— BEGIN —

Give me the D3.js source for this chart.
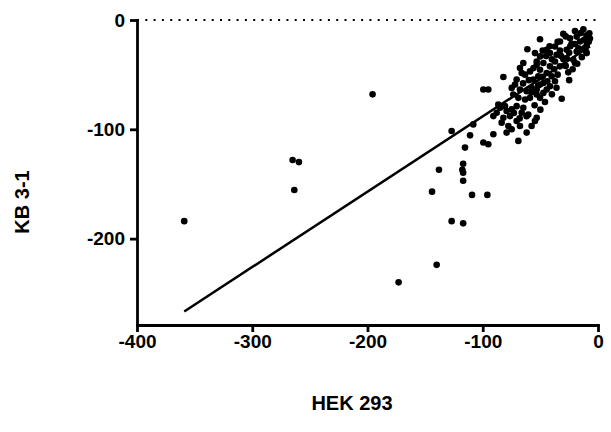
<!DOCTYPE html>
<html>
<head>
<meta charset="utf-8">
<script src="https://cdn.jsdelivr.net/npm/d3@7"></script>
<style>
  body { margin: 0; background: #fff; }
  text { font-family: "Liberation Sans", Arial, sans-serif; font-weight: bold; }
</style>
</head>
<body>
<svg id="chart" width="611" height="432"></svg>
<script>
// HEK 293 (x) vs KB 3-1 (y)
var hek = [-359, -265, -259.5, -263.5, -195.6, -138, -117, -117.7, -117, -117, -144, -109.3, -96, -127, -117, -140, -173,
  -12.7, -7.5, -18.5, -30.1, -24.3, -15.6, -9.8, -22.9, -33, -37.3, -27.2, -18.5, -10.4, -50.3, -41.7, -35.9, -44.5, -50.3,
  -37.3, -27.2, -21.4, -9.8, -20, -25.8, -33, -41.7, -47.4, -53.2, -61.3, -54.7, -53.2, -64.8, -67.7, -66.2, -63.3, -59,
  -50.3, -44.5, -40.2, -37.3, -41.7, -47.4, -51.8, -56.1, -50.3, -53.2, -57.6, -61.9, -67.7, -72, -70.6, -74.9, -73.5,
  -69.1, -63.3, -59, -53.2, -50.3, -47.4, -44.5, -31.5, -82.1, -99.5, -95.2, -86.5, -85, -80.7, -79.3, -74.9, -70.6,
  -64.8, -66.2, -60.5, -76.4, -82.1, -87.9, -90.8, -83.6, -77.8, -74.9, -79.3, -67.7, -70.6, -53.2, -54.7, -57.6, -61.9,
  -69.1, -90.8, -99.5, -95.2, -111, -108.2, -115.4, -127,
  -15, -20, -28, -12, -8, -17, -25, -33, -30, -40, -45, -38, -35, -28, -22, -48, -56, -60, -44, -52, -58, -65, -46, -55,
  -62, -68, -73, -50, -40, -36, -25, -18, -14, -10, -20, -35, -42, -48, -32, -24, -12, -7];
var kb = [-184, -128, -130, -155.5, -68, -137, -131.5, -137, -139.7, -147, -157, -160, -160, -184, -186, -224, -240,
  -8.5, -12.1, -15.2, -12.7, -16.7, -19.7, -22.7, -21.8, -19.7, -24.2, -27.3, -28.8, -28.8, -17.6, -30.3, -31.8, -27.3, -33.3,
  -37.9, -34.8, -36.4, -30.3, -39.4, -47.9, -42.4, -42.4, -39.4, -37.9, -26.7, -30.3, -40.9, -39.4, -43.9, -48.5, -50, -47,
  -45.5, -48.5, -51.5, -56, -60.6, -57.6, -51.5, -54.5, -59.1, -63.6, -62.1, -65.2, -63.6, -59.1, -54.5, -62.1, -68.2,
  -71.2, -72.7, -71.2, -68.2, -71.2, -66.7, -63.6, -72.1, -52.1, -63.6, -63.6, -77.3, -80.3, -78.8, -83.3, -81.8, -78.8,
  -80.3, -84.8, -86.4, -87.9, -89.4, -84.8, -87.9, -93.9, -97, -100, -103, -97, -92.4, -89.4, -92.4, -97, -103,
  -110.6, -104.5, -112, -113.6, -105.5, -95.5, -116.7, -101.5,
  -12, -22, -15, -18, -20, -26, -30, -28, -36, -36, -33, -45, -50, -42, -45, -52, -44, -55, -56, -60, -66, -58, -75, -78,
  -88, -90, -85, -82, -68, -62, -55, -40, -34, -14, -10, -20, -24, -28, -33, -24, -26, -17];

// linear fit as drawn in the reference
var fitSlope = 0.689;
var fitIntercept = -19.3;

var xTicks = [-400, -300, -200, -100, 0];
var yTicks = [-200, -100, 0];

var svg = d3.select("#chart");
var x = d3.scaleLinear().domain([-400, 0]).range([137, 598]);
var y = d3.scaleLinear().domain([-279, 0]).range([325, 20]);

// zero reference line
svg.append("line")
  .attr("x1", x(-400)).attr("x2", x(0))
  .attr("y1", y(0)).attr("y2", y(0))
  .attr("stroke", "#000").attr("stroke-width", 2.2)
  .attr("stroke-dasharray", "2,6.3");

// points
svg.append("g").selectAll("circle")
  .data(d3.range(hek.length))
  .enter().append("circle")
  .attr("cx", function(i){ return x(hek[i]); })
  .attr("cy", function(i){ return y(kb[i]); })
  .attr("r", 3.3)
  .attr("fill", "#000");

// regression line across the x range
var ext = d3.extent(hek);
svg.append("line")
  .attr("x1", x(ext[0])).attr("y1", y(fitSlope * ext[0] + fitIntercept))
  .attr("x2", x(ext[1])).attr("y2", y(fitSlope * ext[1] + fitIntercept))
  .attr("stroke", "#000").attr("stroke-width", 2.5);

// axes (plain hyphen for negatives, like the original)
var fmt = function(d){ return String(d); };
var xAxis = svg.append("g")
  .attr("transform", "translate(0," + y(-279) + ")")
  .call(d3.axisBottom(x).tickValues(xTicks).tickFormat(fmt).tickSize(7).tickPadding(3).tickSizeOuter(0));
var yAxis = svg.append("g")
  .attr("transform", "translate(" + x(-400) + ",0)")
  .call(d3.axisLeft(y).tickValues(yTicks).tickFormat(fmt).tickSize(7).tickPadding(5).tickSizeOuter(0));

[xAxis, yAxis].forEach(function(a){
  a.select(".domain").attr("stroke-width", 2.8).attr("stroke-linecap", "square");
  a.selectAll(".tick line").attr("stroke-width", 2.8);
  a.selectAll(".tick text").attr("font-size", 19).attr("font-family", "Liberation Sans, Arial, sans-serif")
    .attr("font-weight", "bold").attr("fill", "#000");
});

// titles
svg.append("text")
  .attr("x", 352).attr("y", 410)
  .attr("text-anchor", "middle").attr("font-size", 20)
  .text("HEK 293");
svg.append("text")
  .attr("transform", "translate(29,202) rotate(-90)")
  .attr("text-anchor", "middle").attr("font-size", 20)
  .text("KB 3-1");
</script>
</body>
</html>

— END —

The problem:
Keep every word of the data as it is when you write it out, but drop the pictures.

The solution:
Give me the D3.js source for this chart.
<!DOCTYPE html>
<html>
<head>
<meta charset="utf-8">
<script src="https://cdn.jsdelivr.net/npm/d3@7"></script>
<style>
  body { margin: 0; background: #fff; }
  text { font-family: "Liberation Sans", Arial, sans-serif; font-weight: bold; }
</style>
</head>
<body>
<svg id="chart" width="611" height="432"></svg>
<script>
// HEK 293 (x) vs KB 3-1 (y)
var hek = [-359, -265, -259.5, -263.5, -195.6, -138, -117, -117.7, -117, -117, -144, -109.3, -96, -127, -117, -140, -173,
  -12.7, -7.5, -18.5, -30.1, -24.3, -15.6, -9.8, -22.9, -33, -37.3, -27.2, -18.5, -10.4, -50.3, -41.7, -35.9, -44.5, -50.3,
  -37.3, -27.2, -21.4, -9.8, -20, -25.8, -33, -41.7, -47.4, -53.2, -61.3, -54.7, -53.2, -64.8, -67.7, -66.2, -63.3, -59,
  -50.3, -44.5, -40.2, -37.3, -41.7, -47.4, -51.8, -56.1, -50.3, -53.2, -57.6, -61.9, -67.7, -72, -70.6, -74.9, -73.5,
  -69.1, -63.3, -59, -53.2, -50.3, -47.4, -44.5, -31.5, -82.1, -99.5, -95.2, -86.5, -85, -80.7, -79.3, -74.9, -70.6,
  -64.8, -66.2, -60.5, -76.4, -82.1, -87.9, -90.8, -83.6, -77.8, -74.9, -79.3, -67.7, -70.6, -53.2, -54.7, -57.6, -61.9,
  -69.1, -90.8, -99.5, -95.2, -111, -108.2, -115.4, -127,
  -15, -20, -28, -12, -8, -17, -25, -33, -30, -40, -45, -38, -35, -28, -22, -48, -56, -60, -44, -52, -58, -65, -46, -55,
  -62, -68, -73, -50, -40, -36, -25, -18, -14, -10, -20, -35, -42, -48, -32, -24, -12, -7];
var kb = [-184, -128, -130, -155.5, -68, -137, -131.5, -137, -139.7, -147, -157, -160, -160, -184, -186, -224, -240,
  -8.5, -12.1, -15.2, -12.7, -16.7, -19.7, -22.7, -21.8, -19.7, -24.2, -27.3, -28.8, -28.8, -17.6, -30.3, -31.8, -27.3, -33.3,
  -37.9, -34.8, -36.4, -30.3, -39.4, -47.9, -42.4, -42.4, -39.4, -37.9, -26.7, -30.3, -40.9, -39.4, -43.9, -48.5, -50, -47,
  -45.5, -48.5, -51.5, -56, -60.6, -57.6, -51.5, -54.5, -59.1, -63.6, -62.1, -65.2, -63.6, -59.1, -54.5, -62.1, -68.2,
  -71.2, -72.7, -71.2, -68.2, -71.2, -66.7, -63.6, -72.1, -52.1, -63.6, -63.6, -77.3, -80.3, -78.8, -83.3, -81.8, -78.8,
  -80.3, -84.8, -86.4, -87.9, -89.4, -84.8, -87.9, -93.9, -97, -100, -103, -97, -92.4, -89.4, -92.4, -97, -103,
  -110.6, -104.5, -112, -113.6, -105.5, -95.5, -116.7, -101.5,
  -12, -22, -15, -18, -20, -26, -30, -28, -36, -36, -33, -45, -50, -42, -45, -52, -44, -55, -56, -60, -66, -58, -75, -78,
  -88, -90, -85, -82, -68, -62, -55, -40, -34, -14, -10, -20, -24, -28, -33, -24, -26, -17];

// linear fit as drawn in the reference
var fitSlope = 0.689;
var fitIntercept = -19.3;

var xTicks = [-400, -300, -200, -100, 0];
var yTicks = [-200, -100, 0];

var svg = d3.select("#chart");
var x = d3.scaleLinear().domain([-400, 0]).range([137, 598]);
var y = d3.scaleLinear().domain([-279, 0]).range([325, 20]);

// zero reference line
svg.append("line")
  .attr("x1", x(-400)).attr("x2", x(0))
  .attr("y1", y(0)).attr("y2", y(0))
  .attr("stroke", "#000").attr("stroke-width", 2.2)
  .attr("stroke-dasharray", "2,6.3");

// points
svg.append("g").selectAll("circle")
  .data(d3.range(hek.length))
  .enter().append("circle")
  .attr("cx", function(i){ return x(hek[i]); })
  .attr("cy", function(i){ return y(kb[i]); })
  .attr("r", 3.3)
  .attr("fill", "#000");

// regression line across the x range
var ext = d3.extent(hek);
svg.append("line")
  .attr("x1", x(ext[0])).attr("y1", y(fitSlope * ext[0] + fitIntercept))
  .attr("x2", x(ext[1])).attr("y2", y(fitSlope * ext[1] + fitIntercept))
  .attr("stroke", "#000").attr("stroke-width", 2.5);

// axes (plain hyphen for negatives, like the original)
var fmt = function(d){ return String(d); };
var xAxis = svg.append("g")
  .attr("transform", "translate(0," + y(-279) + ")")
  .call(d3.axisBottom(x).tickValues(xTicks).tickFormat(fmt).tickSize(7).tickPadding(3).tickSizeOuter(0));
var yAxis = svg.append("g")
  .attr("transform", "translate(" + x(-400) + ",0)")
  .call(d3.axisLeft(y).tickValues(yTicks).tickFormat(fmt).tickSize(7).tickPadding(5).tickSizeOuter(0));

[xAxis, yAxis].forEach(function(a){
  a.select(".domain").attr("stroke-width", 2.8).attr("stroke-linecap", "square");
  a.selectAll(".tick line").attr("stroke-width", 2.8);
  a.selectAll(".tick text").attr("font-size", 19).attr("font-family", "Liberation Sans, Arial, sans-serif")
    .attr("font-weight", "bold").attr("fill", "#000");
});

// titles
svg.append("text")
  .attr("x", 352).attr("y", 410)
  .attr("text-anchor", "middle").attr("font-size", 20)
  .text("HEK 293");
svg.append("text")
  .attr("transform", "translate(29,202) rotate(-90)")
  .attr("text-anchor", "middle").attr("font-size", 20)
  .text("KB 3-1");
</script>
</body>
</html>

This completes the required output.